Le critiche sono arrivate da più parti. “Forte preoccupazione” l’ha espressa già da fine maggio il presidente di Confindustria, Carlo Bonomi. Il ministro per la Transizione Ecologica, Roberto Cingolani a inizio giugno aveva sollevato la questione, spiegando che “L’Europa ha dato una definizione di plastica stranissima, solo quella riciclabile. Tutte le altre, anche se sono biodegradabili o sono additivate di qualcosa, non vanno bene”. Il vulnus della legge, secondo il responsabile del dicastero, era legato alla messa al bando di tutti i tipi di plastica, anche quella biodegradabile e compostabile.
La posizione di Legambiente
Sempre a giugno il presidente Legambiente, Stefano Ciafani, aveva criticato l’impostazione sulle bioplastiche compostabili delle linee guida emanate nei giorni scorsi dalla Commissione europea “che invece farebbe bene a seguire il modello italiano che ha permesso di ridurre i sacchetti per l’asporto merci di quasi il 60% dopo il bando entrato in vigore circa 10 anni fa”. L’associazione ambientalista è, inoltre, fortemente contraria a considerare la deroga per prodotti a base di carta con sottili o sottilissimi rivestimenti in plastica tradizionale (anche in questo caso l’industria italiana è forte). “Anche in questo caso la possibilità di utilizzare film in bioplastica compostabile rappresenterebbe una valida alternativa già operativa nel mercato”, scrive Legambiente in una nota.

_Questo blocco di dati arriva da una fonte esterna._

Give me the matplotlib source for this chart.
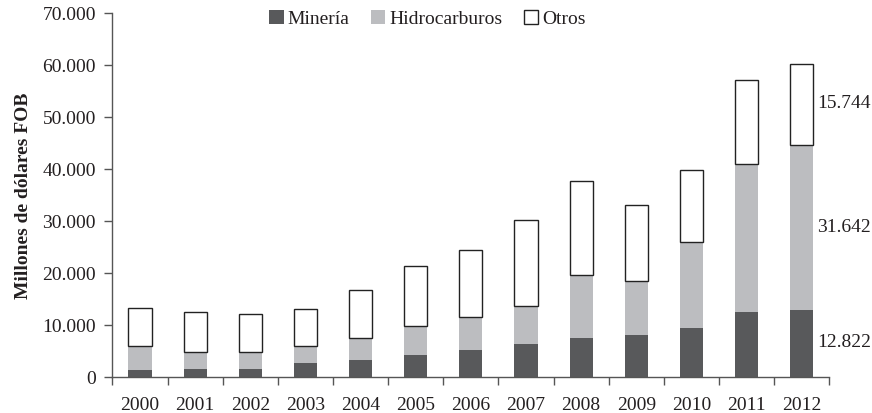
import matplotlib.pyplot as plt
import numpy as np

# datos (millones de dólares FOB)
years = ['2000', '2001', '2002', '2003', '2004', '2005', '2006',
         '2007', '2008', '2009', '2010', '2011', '2012']
mineria = [1220, 1475, 1475, 2630, 3270, 4230, 5130,
           6290, 7440, 8080, 9365, 12440, 12822]
hidrocarburos = [4680, 3335, 3335, 3270, 4230, 5580, 6420,
                 7370, 12190, 10330, 16545, 28480, 31642]
otros = [7250, 7570, 7190, 7185, 9240, 11420, 12890,
         16420, 18020, 14500, 13920, 16170, 15744]

plt.rcParams['font.family'] = ['Liberation Serif', 'DejaVu Serif']

fig, ax = plt.subplots(figsize=(8.72, 4.14), dpi=100)
fig.subplots_adjust(left=0.129, right=0.951, bottom=0.088, top=0.967)

x = np.arange(len(years))
w = 0.42
min_arr = np.array(mineria)
hid_arr = np.array(hidrocarburos)
otr_arr = np.array(otros)

ax.bar(x, min_arr, w, color='#58595b', label='Minería', zorder=2)
ax.bar(x, hid_arr, w, bottom=min_arr, color='#bcbdc0',
       label='Hidrocarburos', zorder=2)
ax.bar(x, otr_arr, w, bottom=min_arr + hid_arr, color='white',
       edgecolor='#222222', linewidth=1.0, label='Otros', zorder=2)

# etiquetas de 2012
i = len(years) - 1
segs = [(0, min_arr[i]), (min_arr[i], hid_arr[i]),
        (min_arr[i] + hid_arr[i], otr_arr[i])]
for base, val in segs:
    ax.text(i + 0.28, base + val / 2 + 300, f'{val:,}'.replace(',', '.'),
            ha='left', va='center', fontsize=14, color='#231f20',
            clip_on=False)

ax.set_xlim(-0.5, len(years) - 0.5)
ax.set_ylim(0, 70000)
ax.set_yticks(np.arange(0, 70001, 10000))
ax.set_yticklabels([f'{v:,}'.replace(',', '.') for v in range(0, 70001, 10000)])
ax.set_xticks(x)
ax.set_xticklabels(years)
ax.set_xticks(np.arange(-0.5, len(years)), minor=True)
ax.tick_params(axis='x', which='major', length=0, pad=14)
ax.tick_params(axis='x', which='minor', length=6, width=1, color='#555555')
ax.tick_params(axis='y', length=6, width=1, color='#555555', pad=6)
ax.tick_params(labelsize=14, labelcolor='#231f20')

ax.set_ylabel('Millones de dólares FOB', fontsize=14, fontweight='bold',
              color='#231f20', labelpad=7)

for s in ['top', 'right']:
    ax.spines[s].set_visible(False)
for s in ['left', 'bottom']:
    ax.spines[s].set_color('#555555')
    ax.spines[s].set_linewidth(1)

fig.legend(loc='center', bbox_to_anchor=(0.49, 0.953), ncol=3, frameon=False,
           fontsize=14, handlelength=0.75, handleheight=0.75,
           handletextpad=0.2, columnspacing=1.1, labelcolor='#231f20')

fig.savefig('out.png', dpi=100)
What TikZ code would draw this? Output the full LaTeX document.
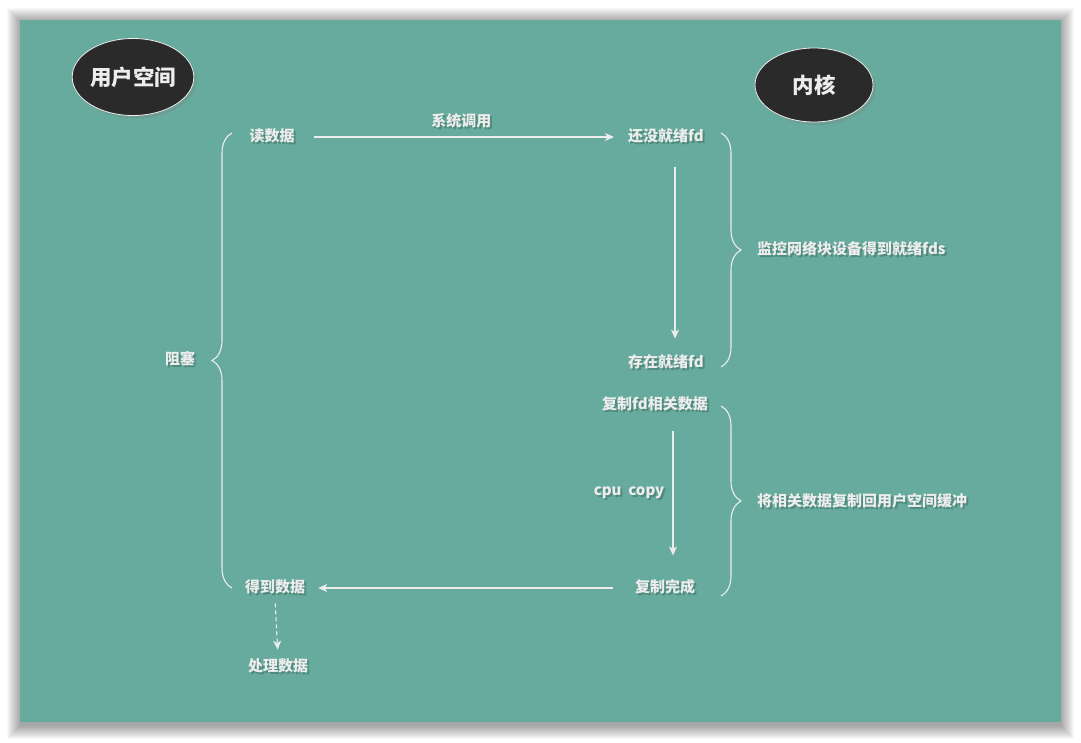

A metà giugno, però, il responsabile del dicastero ha fatto sapere che “l’accordo con Bruxelles è già trovato. Il problema non c’è, grazie a un’interlocuzione più tecnica che politica, che fa bene a tutti”. In ogni caso lo stesso ministro Cingolani ha specificato che ci sono soluzioni di tipo tecnologico grazie alle quali si può creare plastica biodegradabile e compostabile “che in futuro potrebbero diventare di largo uso”.